Photo: Andrew Brodhead

The Main Quadrangle is the heart and hallmark of Stanford University. It is the original center of the academic campus and a crossroads of an expansive campus today. Much of the Quad was heavily damaged in the 1906 earthquake and rebuilt — with the notable exception of its Memorial Arch and church steeple. The Quad houses teaching, research, and administration, and its linked malls underscore a culture of interdisciplinary endeavors across the university.

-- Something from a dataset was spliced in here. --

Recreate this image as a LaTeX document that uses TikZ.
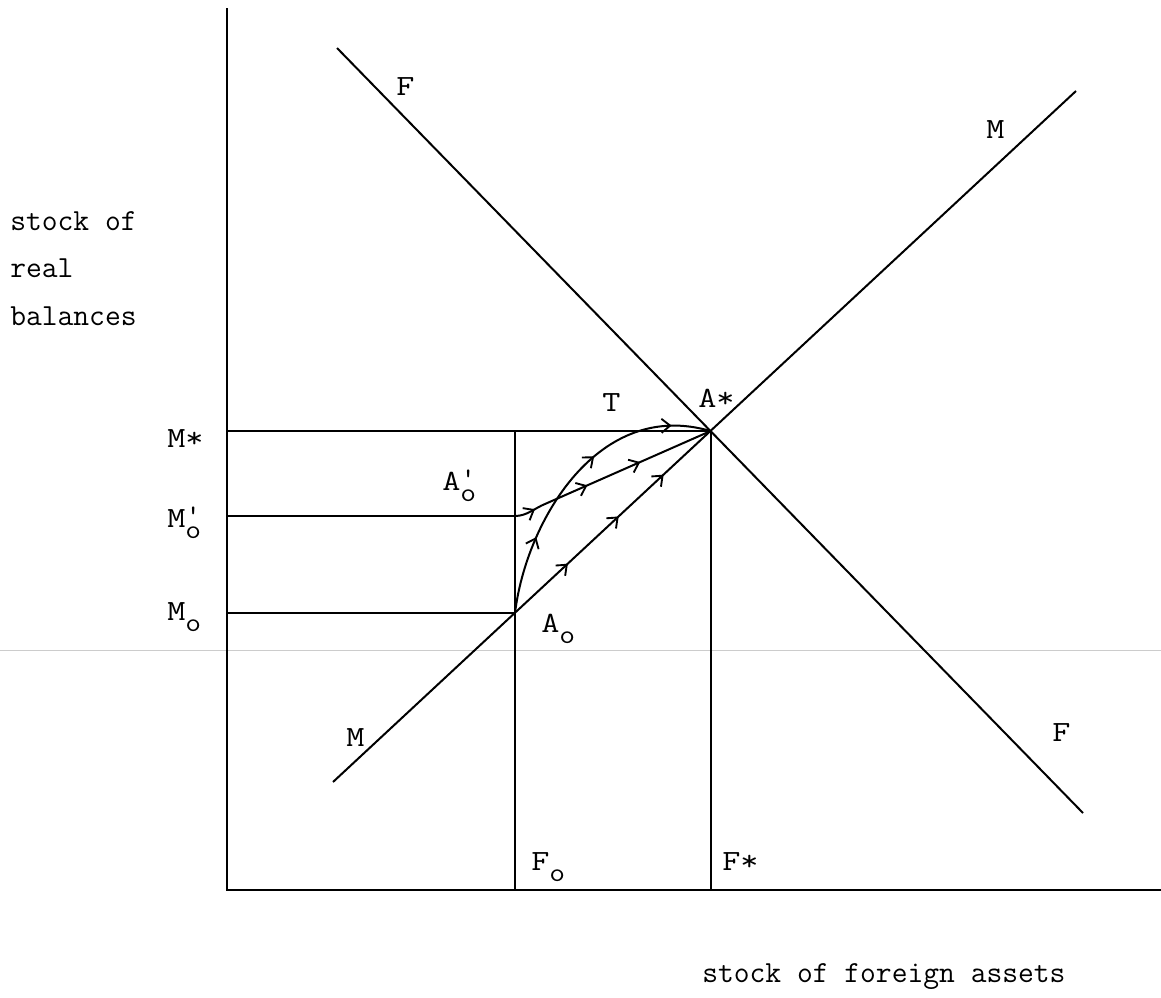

The cornerstone of the 17-acre Quad was laid on May 14, 1887 — what would have been Leland Stanford Junior’s 19th birthday. Following her husband’s death in 1893, Jane Stanford directed the continuing construction and operations of the university, built as a tribute to their only son.

A Class Legacy

The class of 1896 was the first to install a brass plaque sporting its class year in the paved arcade in front of the planned church entrance. Graduates of earlier years followed retroactively. The laying of class plaques and buried time capsules along the Inner Quad arcade has since become an annual Class Day tradition for graduating seniors.

Photo: Linda A. Cicero 

The Crown Jewel

Memorial Church is a tribute to Leland Stanford Sr. and a sanctuary for all. Built by artisans from Europe and North America, the church features extensive mosaics, intricately carved inscriptions, 140 stained-glass windows and several pipe organs. It is one of the most architecturally notable ecumenical churches in the West. Jane Stanford once noted, “While my whole heart is in the university, my soul is in that church.”